「どうぶつのえさ」ももなかに包まれて自動販売機より産まれる
ほんだただよし『パパはこんなきもち。~こそだてたんか~』
ほんだただよしの第三歌集『パパはこんなきもち。~こそだてたんか~』(2017年)に収められた一首です。
自動販売機といえば飲み物というイメージがありますが、現在は飲み物だけではありません。アイスクリーム、お菓子、ラーメンなどの食べ物から、かばん、シャツなどの服飾関係などさまざまなものが売られています。

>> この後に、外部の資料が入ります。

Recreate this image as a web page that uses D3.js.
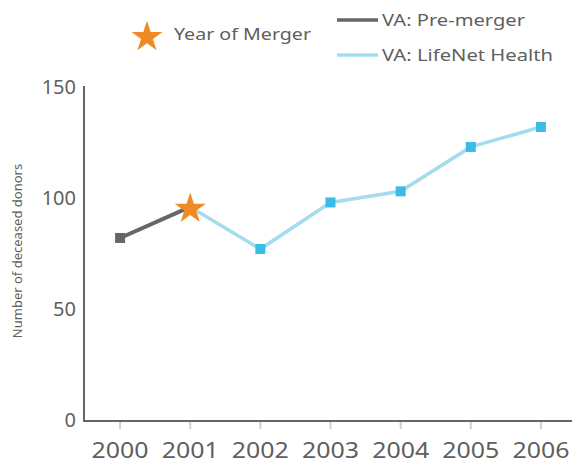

そして、掲出歌で登場するように「どうぶつのえさ」も自動販売機で売られているのです。場面は動物園か、それに類する動物広場みたいなところでしょう。
この歌には詞書がついています。
いつまでたっても、ヤギさんから離れようとはしなかった……。
もなかで包まれた「どうぶつのえさ」。子どもはえさをヤギにあげたのでしょう。
結句の「産まれる」にひと工夫が見られますが、動物の生命とかすかに呼応しているような表現だと思います。
歌集において、掲出歌には次の歌が続きます。
百円のえさの代わりに木の枝をやりだす息子を再びどかす
えさをあげ終わった後、もうあげるものがないので、子どもは「木の枝」を動物に与えはじめてしまったようです。
自動販売機というのは、お金を入れて、ボタンを押して、商品が出てくるという流れが一番の魅力なのではないでしょうか。自動販売機という閉ざされた空間から商品が出てきて、それを手に入れることができるという仕組みが、自動販売機でモノを買いたくなる要因なのかもしれません。
普段あまり目にしない、もなかに包まれた「どうぶつのえさ」であればなおさらのこと。子どもにとっては、自動販売機から「どうぶつのえさ」を手に入れる瞬間がもっともワクワクするのかもしれないと考えています。